In this talk, Dr. Stephen Volz, NESDIS Assistant Administrator, will discuss near-term NESDIS activities within the context of broader NESDIS strategic planning, including his vision for NESDIS beyond the coming decade.
2015 saw numerous NESDIS activities that made an impact on the Earth observation and forecasting communities: a NESDIS reorganization focused on increasing ground services and enterprise systems engineering capabilities, release of the BAMS State of the Climate in 2014 showed record temperatures around the globe, a successful NOAA satellite conference prepared users for the new capabilities coming with JPSS and GOES-R, a workshop addressed NESDIS' plans and direction in use of commercial sector capabilities, the Coordination Group on Meteorological Satellites 43rd Plenary Session was hosted by NOAA, and DSCOVR, the nation's first operational space weather satellite, was successfully launched.

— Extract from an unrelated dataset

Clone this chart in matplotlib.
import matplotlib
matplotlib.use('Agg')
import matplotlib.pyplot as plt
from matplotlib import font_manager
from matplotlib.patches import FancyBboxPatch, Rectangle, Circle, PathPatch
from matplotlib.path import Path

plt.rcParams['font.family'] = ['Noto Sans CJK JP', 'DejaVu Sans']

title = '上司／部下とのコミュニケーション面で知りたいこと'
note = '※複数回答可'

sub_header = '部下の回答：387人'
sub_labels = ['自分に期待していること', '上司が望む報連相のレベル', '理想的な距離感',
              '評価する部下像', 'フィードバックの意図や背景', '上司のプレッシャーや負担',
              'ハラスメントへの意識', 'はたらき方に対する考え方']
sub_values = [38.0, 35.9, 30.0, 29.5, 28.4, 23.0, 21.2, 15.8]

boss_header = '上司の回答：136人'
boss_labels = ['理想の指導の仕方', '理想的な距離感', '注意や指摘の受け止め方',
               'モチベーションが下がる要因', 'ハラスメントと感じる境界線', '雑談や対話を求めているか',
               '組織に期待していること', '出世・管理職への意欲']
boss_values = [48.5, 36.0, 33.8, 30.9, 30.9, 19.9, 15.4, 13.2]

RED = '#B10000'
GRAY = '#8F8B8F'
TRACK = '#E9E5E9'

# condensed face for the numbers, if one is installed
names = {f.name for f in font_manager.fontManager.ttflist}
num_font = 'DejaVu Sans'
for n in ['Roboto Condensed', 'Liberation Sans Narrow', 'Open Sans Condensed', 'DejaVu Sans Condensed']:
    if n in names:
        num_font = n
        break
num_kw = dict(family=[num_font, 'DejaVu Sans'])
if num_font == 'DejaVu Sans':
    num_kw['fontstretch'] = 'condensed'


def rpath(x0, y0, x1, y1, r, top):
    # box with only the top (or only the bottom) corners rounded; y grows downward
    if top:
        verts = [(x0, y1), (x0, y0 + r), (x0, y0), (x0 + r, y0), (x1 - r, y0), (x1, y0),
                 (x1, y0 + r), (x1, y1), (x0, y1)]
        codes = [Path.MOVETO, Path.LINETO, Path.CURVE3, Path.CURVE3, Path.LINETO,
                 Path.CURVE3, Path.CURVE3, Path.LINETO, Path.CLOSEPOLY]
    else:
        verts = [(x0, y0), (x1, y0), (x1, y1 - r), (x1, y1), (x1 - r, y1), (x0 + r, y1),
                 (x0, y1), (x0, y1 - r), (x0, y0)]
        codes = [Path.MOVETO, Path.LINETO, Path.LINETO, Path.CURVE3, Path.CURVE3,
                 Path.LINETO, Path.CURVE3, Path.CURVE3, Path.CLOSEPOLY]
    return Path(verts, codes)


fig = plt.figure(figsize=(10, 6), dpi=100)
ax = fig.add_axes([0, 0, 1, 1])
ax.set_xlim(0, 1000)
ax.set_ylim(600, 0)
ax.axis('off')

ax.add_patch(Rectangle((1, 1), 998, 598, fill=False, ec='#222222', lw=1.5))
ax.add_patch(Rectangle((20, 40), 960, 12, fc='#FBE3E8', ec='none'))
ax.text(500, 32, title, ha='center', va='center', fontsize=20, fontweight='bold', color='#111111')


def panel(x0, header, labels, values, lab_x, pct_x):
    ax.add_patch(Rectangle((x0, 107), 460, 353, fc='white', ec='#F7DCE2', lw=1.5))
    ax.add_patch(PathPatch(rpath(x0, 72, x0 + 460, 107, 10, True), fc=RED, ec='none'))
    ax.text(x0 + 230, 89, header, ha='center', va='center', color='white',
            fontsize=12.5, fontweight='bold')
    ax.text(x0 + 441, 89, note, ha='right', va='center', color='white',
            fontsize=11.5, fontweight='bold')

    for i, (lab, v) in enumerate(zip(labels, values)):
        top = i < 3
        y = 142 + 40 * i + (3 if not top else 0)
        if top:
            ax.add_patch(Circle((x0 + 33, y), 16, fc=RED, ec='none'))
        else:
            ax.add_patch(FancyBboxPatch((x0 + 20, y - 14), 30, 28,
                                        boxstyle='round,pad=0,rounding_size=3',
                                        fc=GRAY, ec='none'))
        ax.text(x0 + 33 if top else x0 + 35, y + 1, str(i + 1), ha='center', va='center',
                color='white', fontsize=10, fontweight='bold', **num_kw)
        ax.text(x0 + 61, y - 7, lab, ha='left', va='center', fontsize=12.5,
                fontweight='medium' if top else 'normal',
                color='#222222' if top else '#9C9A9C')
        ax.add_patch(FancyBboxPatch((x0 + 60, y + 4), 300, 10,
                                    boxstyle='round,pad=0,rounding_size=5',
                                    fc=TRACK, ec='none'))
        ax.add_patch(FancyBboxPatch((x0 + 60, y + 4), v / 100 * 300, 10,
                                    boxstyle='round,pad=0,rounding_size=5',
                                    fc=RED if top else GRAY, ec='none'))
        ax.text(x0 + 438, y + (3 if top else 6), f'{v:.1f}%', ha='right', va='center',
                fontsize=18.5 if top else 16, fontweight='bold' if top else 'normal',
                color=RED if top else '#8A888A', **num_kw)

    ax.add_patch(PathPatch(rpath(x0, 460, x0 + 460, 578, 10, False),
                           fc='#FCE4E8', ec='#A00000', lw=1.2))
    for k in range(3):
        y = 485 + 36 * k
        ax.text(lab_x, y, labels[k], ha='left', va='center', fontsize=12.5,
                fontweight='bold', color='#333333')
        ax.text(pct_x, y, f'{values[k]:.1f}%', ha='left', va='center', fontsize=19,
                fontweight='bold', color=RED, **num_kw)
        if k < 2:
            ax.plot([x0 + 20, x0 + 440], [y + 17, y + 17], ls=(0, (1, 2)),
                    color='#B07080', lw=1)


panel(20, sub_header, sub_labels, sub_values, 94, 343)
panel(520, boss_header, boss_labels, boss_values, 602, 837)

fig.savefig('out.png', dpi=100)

NESDIS activities in 2016 and beyond will build on these developments to further benefit the meteorological community, including the launches of Jason-3, GOES-R, COSMIC-2, and JPSS-1. These satellites bring advanced capabilities that will continue to be the backbone of space-based environmental information provided by NOAA. Meanwhile, NESDIS is looking toward the 2030s and beyond, conducting bottoms-up space segment architecture studies, implementing an enterprise ground system, participating in the National Research Council's second Earth Science and Applications from Space Decadal Survey, and considering how non-NOAA sources of data, including commercial data, can contribute to the NOAA mission.